Quando parece não haver mais nenhuma dúvida, porém, é que elas começam a aflorar. O assassino estava sozinho? O local do crime foi modificado? O crime seria político? Pasolini foi morto por ser homossexual?
"Pasolini" não foge a uma tradição que se firmou com uma pilha de filmes relevantes, como "O Bandido Giuliano", "Investigação Sobre um Cidadão Acima de Qualquer Suspeita", "Confissões de um Comissário de Polícia ao Procurador da República."
Antes, parece querer reencontrá-la. Desta vez, porém, acrescentando uma questão paralela. Se no passado havia quase sempre uma questão política implicada, aqui ela se desloca.
Para Marco Tulio Giordana, a questão é: o que fazer com um poeta, com a arte, com a morte?
Estamos diante da "destruição antropológica da cultura." Ou seja, a Itália simplesmente não sabe o que fazer. Está perdida.
É possível que o assassinato tenha sido cometido por fascistas. Talvez não. O que importa, no caso, é essa capacidade (aparentemente imbatível) da Itália e de sua polícia de empurrar os problemas para baixo do tapete e fechar os olhos. De criar não-ditos que ocupam um espaço imenso.

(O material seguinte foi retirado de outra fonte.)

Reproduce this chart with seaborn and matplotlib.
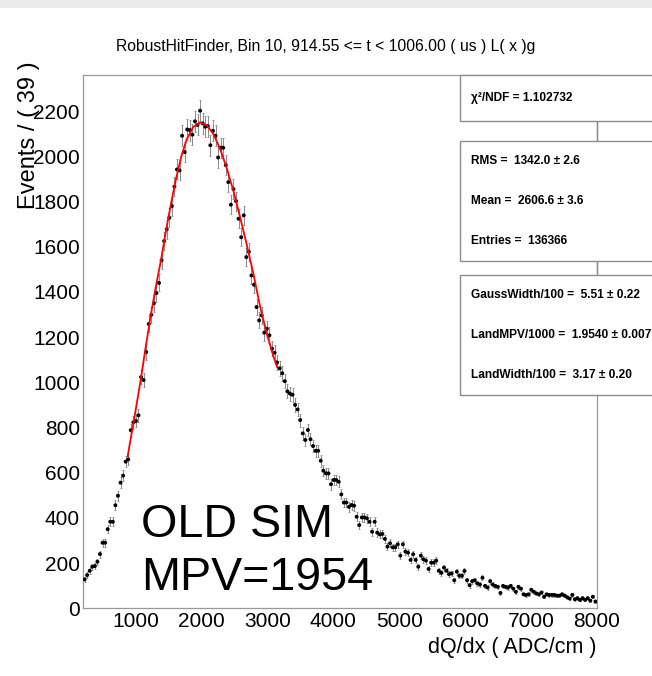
import numpy as np
import pandas as pd
import matplotlib
matplotlib.use("Agg")
import matplotlib.pyplot as plt
from matplotlib.patches import Rectangle
from matplotlib.lines import Line2D
from matplotlib.ticker import MultipleLocator
import seaborn as sns

# ---------------- data ----------------
x_min, x_max, bin_width = 200.0, 8000.0, 39.0
counts = [
    128, 147, 166, 184, 187, 206, 240, 290, 290, 350, 383, 383, 456, 498, 556, 587, 649, 659, 788, 823,
    829, 854, 1023, 1010, 1134, 1258, 1299, 1350, 1395, 1440, 1540, 1625, 1677, 1728, 1780, 1866, 1942, 1938, 2091, 2019,
    2119, 2116, 2096, 2155, 2139, 2202, 2146, 2131, 2134, 2049, 2113, 2091, 1995, 2038, 2038, 1961, 1886, 1786, 1855, 1802,
    1724, 1642, 1739, 1554, 1578, 1473, 1432, 1333, 1274, 1296, 1220, 1237, 1208, 1149, 1131, 1088, 1062, 1040, 1005, 960,
    950, 945, 900, 880, 833, 774, 745, 789, 748, 718, 697, 697, 653, 609, 597, 597, 549, 568, 568, 560,
    504, 468, 468, 449, 457, 454, 405, 368, 402, 402, 398, 383, 339, 383, 335, 327, 329, 307, 273, 288,
    270, 270, 283, 233, 283, 251, 246, 214, 239, 214, 184, 233, 217, 211, 174, 202, 202, 211, 166, 157,
    180, 166, 151, 154, 124, 162, 144, 144, 165, 124, 102, 120, 124, 110, 105, 135, 99, 92, 120, 105,
    99, 95, 68, 99, 95, 92, 99, 87, 73, 95, 87, 62, 59, 62, 82, 73, 66, 62, 70, 51,
    62, 59, 59, 59, 56, 56, 62, 56, 49, 43, 59, 40, 45, 37, 45, 37, 45, 34, 51, 30,
]
# red fit curve (L(x)g)
fit_x = [874, 950, 1000, 1077, 1150, 1233, 1300, 1380, 1456, 1532, 1612, 1694, 1770, 1870,
         1972, 2074, 2174, 2276, 2377, 2478, 2579, 2681, 2786, 2883, 2985, 3085, 3146]
fit_y = [673, 800, 885, 1020, 1160, 1310, 1420, 1540, 1670, 1790, 1905, 2005, 2075, 2130,
         2150, 2138, 2100, 2035, 1950, 1850, 1735, 1612, 1478, 1340, 1218, 1118, 1066]

title = "RobustHitFinder, Bin 10, 914.55 <= t < 1006.00 ( us ) L( x )g"
x_title = "dQ/dx ( ADC/cm )"
y_title = "Events / ( 39 )"
x_ticks = [1000, 2000, 3000, 4000, 5000, 6000, 7000, 8000]
y_ticks = [0, 200, 400, 600, 800, 1000, 1200, 1400, 1600, 1800, 2000, 2200]
box1 = ["χ²/NDF = 1.102732"]
box2 = ["RMS =  1342.0 ± 2.6", "Mean =  2606.6 ± 3.6", "Entries =  136366"]
box3 = ["GaussWidth/100 =  5.51 ± 0.22", "LandMPV/1000 =  1.9540 ± 0.007", "LandWidth/100 =  3.17 ± 0.20"]
big_text = ["OLD SIM", "MPV=1954"]

counts = np.array(counts, dtype=float)
n_bins = len(counts)
centers = x_min + bin_width * (np.arange(n_bins) + 0.5)
errors = np.sqrt(counts)
df = pd.DataFrame({"x": centers, "y": counts})
fit_df = pd.DataFrame({"x": fit_x, "y": fit_y})

# ---------------- figure ----------------
sns.set_style("white")
plt.rcParams["font.family"] = ["Liberation Sans", "DejaVu Sans"]
plt.rcParams["text.color"] = "black"

W, H = 652, 676
fig = plt.figure(figsize=(W / 100, H / 100), dpi=100)
fig.patch.set_facecolor("white")

def fx(px):
    return px / W

def fy(py):
    return 1 - py / H

ax_l, ax_r, ax_t, ax_b = 83.3, 596.7, 75.0, 608.3
ax = fig.add_axes([fx(ax_l), fy(ax_b), (ax_r - ax_l) / W, (ax_b - ax_t) / H])
ax.set_facecolor("white")

ax.errorbar(centers, counts, yerr=errors, fmt="none", ecolor="#8a8a8a",
            elinewidth=0.7, capsize=1.0, capthick=0.6, zorder=2)
sns.scatterplot(data=df, x="x", y="y", ax=ax, color="black", s=8,
                edgecolor="none", linewidth=0, zorder=3, legend=False)
sns.lineplot(data=fit_df, x="x", y="y", ax=ax, color="red", linewidth=1.3,
             estimator=None, sort=False, zorder=4, legend=False)

ax.set_xlim(x_min, x_max)
ax.set_ylim(0, 2360)
ax.set_xlabel("")
ax.set_ylabel("")
ax.set_xticks(x_ticks)
ax.set_yticks(y_ticks)
ax.xaxis.set_minor_locator(MultipleLocator(200))
ax.yaxis.set_minor_locator(MultipleLocator(50))
axis_gray = "#999999"
for s in ax.spines.values():
    s.set_color(axis_gray)
    s.set_linewidth(0.9)
ax.tick_params(axis="both", which="both", direction="in", color=axis_gray,
               labelsize=15, labelcolor="black", top=False, right=False,
               width=0.9)
ax.tick_params(axis="y", which="major", length=12, pad=2.4)
ax.tick_params(axis="y", which="minor", length=5.8)
ax.tick_params(axis="x", which="major", length=9.4, pad=3.0)
ax.tick_params(axis="x", which="minor", length=4.7)

# titles
fig.text(fx(326), fy(47), title, ha="center", va="center", fontsize=11.3, color="black")
fig.text(fx(ax_r), fy(647), x_title, ha="right", va="center", fontsize=15.5, color="black")
fig.text(fx(29), fy(61), y_title, ha="center", va="top", rotation=90, fontsize=17, color="black")

# big annotation
fig.text(fx(141), fy(537), big_text[0], ha="left", va="baseline", fontsize=33.6, color="black")
fig.text(fx(141), fy(590), big_text[1], ha="left", va="baseline", fontsize=33.6, color="black")

# top grey band
fig.patches.append(Rectangle((0, fy(7.5)), 1, 7.5 / H, transform=fig.transFigure,
                             facecolor="#ececec", edgecolor="none", zorder=0))

# stat boxes
box_gray = "#8c8c8c"
box_left = 460.0

def draw_box(top, bottom, lines, ys):
    fig.patches.append(Rectangle((fx(box_left), fy(bottom)), (W + 20 - box_left) / W,
                                 (bottom - top) / H, transform=fig.transFigure,
                                 facecolor="white", edgecolor=box_gray, linewidth=1.0, zorder=5))
    for txt, yy in zip(lines, ys):
        fig.text(fx(471), fy(yy), txt, ha="left", va="center", fontsize=8.6,
                 fontweight="bold", color="black", zorder=6)

def connector(y0, y1):
    fig.lines.append(Line2D([fx(ax_r), fx(ax_r)], [fy(y0), fy(y1)], transform=fig.transFigure,
                            color=box_gray, linewidth=1.0, zorder=5))

draw_box(75, 121, box1, [98])
connector(121, 141)
draw_box(141, 261, box2, [161, 201, 241])
connector(261, 275)
draw_box(275, 395, box3, [295, 335, 375])

fig.savefig("out.png", dpi=100)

"Pasolini" se organiza em torno de uma tradição e parece cortejar um público amplo. Ao mesmo tempo, pisca um olho para a modernidade, inserindo cenas documentais (em que aparece o Pasolini ou em torno de sua morte).

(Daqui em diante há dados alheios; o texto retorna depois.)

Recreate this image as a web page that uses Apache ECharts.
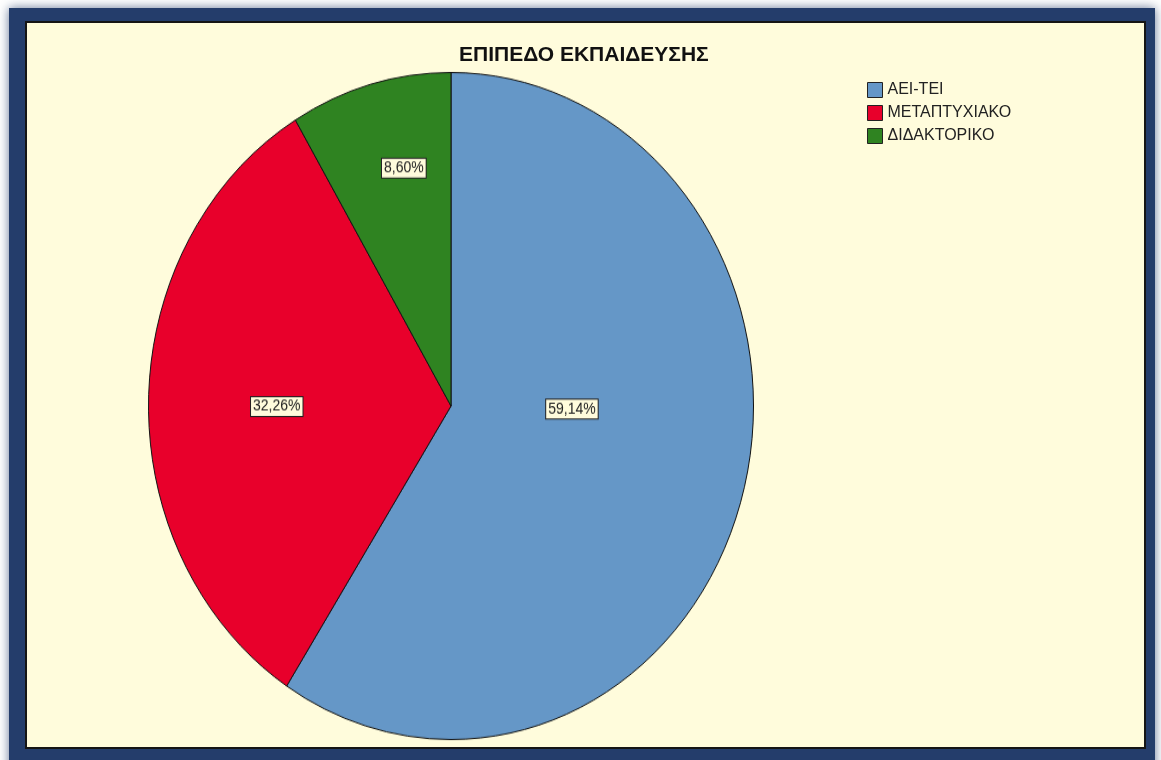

É aí que se podem pôr umas tantas restrições ao filme. Quando busca trabalhar na fronteira entre ficção e documentário, o filme pratica uma trapaça não menos importante do que a possível omissão da polícia italiana: vende por verdade o que é uma hipótese (por interessante que seja).
No passado, em "O Bandido Giuliano", por exemplo, Francesco Rosi deixava claro que reconstituía por conta própria os fatos ligados à vida e morte de Salvatore Giuliano.
Aqui, jogado entre a realidade documental e a reconstituição ficcional, o espectador nunca sabe direito se está diante da palavra do autor do filme ou da "verdade".
O que tem de apaixonante (por evocar uma crise geral da cultura), "Pasolini" tem também de decepcionante, na medida em que se mostra bastante conforme a essa crise. Num mesmo movimento a representa e a reproduz.
Dito isso, o filme traz um ator de primeira: Carlo de Filipi, na pele do assassino, faz um vilão exemplar.